BPR’s Core Interests

As a geologist BPR took special interest in the following areas:

  1. Geomorphology and Landscape Evolution
  2. Evolution of the Indian Continental Lithosphere
  3. Issues related to Water and Mineral Resources of the country
  4. Metallogeny and Crustal Evolution and the Role of Impact processes
  5. Global Warming: Anthropogenic or Otherwise?

BPR recognized that the western continental margin of India is a world-class landform, which he termed as the Great Escarpment of the Indian Subcontinent. The uplift and history of the Western Ghats includes rifting, scarp retreat on a grand scale and the geomorphic and lithospheric aftereffects of uplift causing removal of large quantities of material and its deposition in marginal sedimentary basins. He emphasized the role played by all these factors in the geomorphic evolution of the Indian landscape.

BPR took special interest in the evolution of the Indian Continental Lithosphere characterized by the high-grade granulite terrains, the granite-greenstone association of the older supra-crustals and the craton-basin association (Dharwars). He believed that these three components are brought together in Southern India like no other place with such good exposures offering us a great opportunity to study the early history of the earth. He attempted to correlate the metallogeny in the Indian shield with different stages of crustal evolution. Further, he conceived that the Indian Subcontinent is made up of different crustal blocks, geologically unrelated to each other, and brought into juxtaposition and sutured together during different periods of the earth’s history.

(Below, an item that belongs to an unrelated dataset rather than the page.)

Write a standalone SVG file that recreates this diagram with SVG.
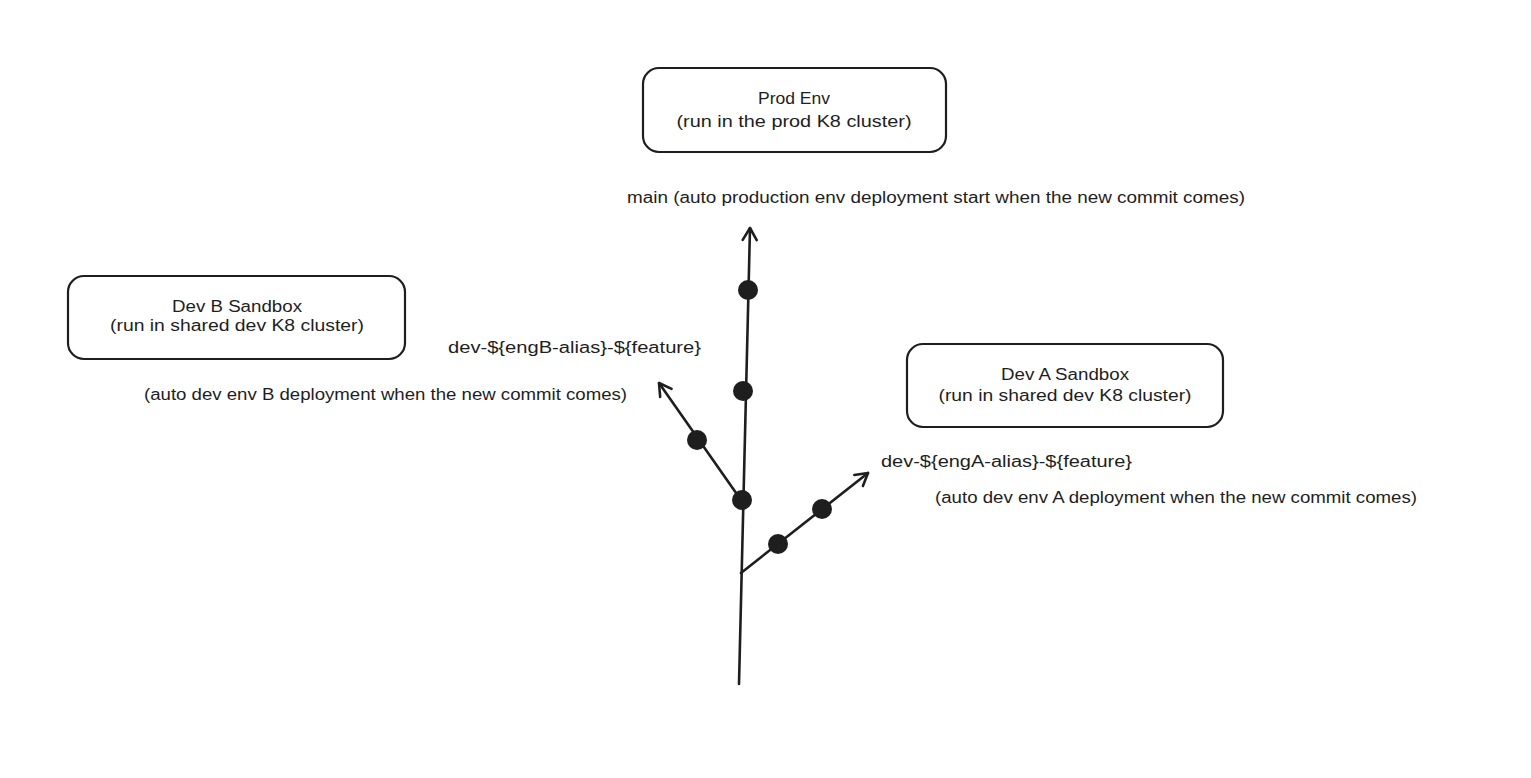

BPR firmly believed that India has great potential to revive its gold and copper mining as well as its ancient glory in diamond mining. Realising the importance of gold exploration and revival of gold mining BPR had suggested the creation of Gold Authority of India. During the last few years he was increasingly fascinated by the role of extra-terrestrial impacts based on the new insights on the Vredefort Dome in South Africa and the Sudbury impact basin and associated metalliferous deposits of Ni-PGE. The arcuate disposition of the kimberlite pipes along the western margin of the Cuddapah Basin also raised possibilities of deep fracturing of the crust along the margins of an impact originated basin. The enigmatic presence of the world’s largest barite deposit at Mangampeta in the same belt warrants further studies. He felt that bold new ideas on these issues need to emerge from Indian geologists offering new insights.

BPR maintained a lifelong interest in the management of the water resources of the country. During his tenure as Director of the Mines and Geology Department of Karnataka, BPR organized the State Groundwater Cell in 1966, first of its kind in India, for the development of groundwater resources of Karnataka. He laid emphasis on the fact that though India received the second highest annual rainfall anywhere in the world, methods of conservation of water resources have not received due attention. He was continuously warning about the impending water crisis in our urban agglomerations due to our improper water management practices and not taking up rainwater harvesting and utilization of recycled water in all seriousness. He was also appalled at the levels of pollution in drinking water causing severe health problems in different parts of the country. He appealed to the State Governments in India to pass suitable legislation to restrict tapping of the finite groundwater resources, to the extent possible, which should be otherwise saved for dire emergencies only. He was at times greatly frustrated by the apathy of the Governments both at the Centre and in the States to grapple with the problems of water in a scientific and rational way.

His popular science book on Groundwater (Antarjala, in Kannada) was aimed at educating the public as well as those at the helm of affairs about the fundamentals of groundwater geology. By his repeated editorials on the topic of wise management of our water resources, he tried to reach out to the wider earth science community to take up serious research work on the rates of infiltration of rainwater into subsurface aquifers, dating of groundwaters and the regional and local movement of subterraenean streams of water about which scant data is available. BPR also took great interest on the ongoing debate about the anthropogenic versus the extraterrestrial causes of global climate change. He dreaded the prospect of populous countries like India and China imitating the consumption oriented economic models of the western world as a sure recipe for disaster.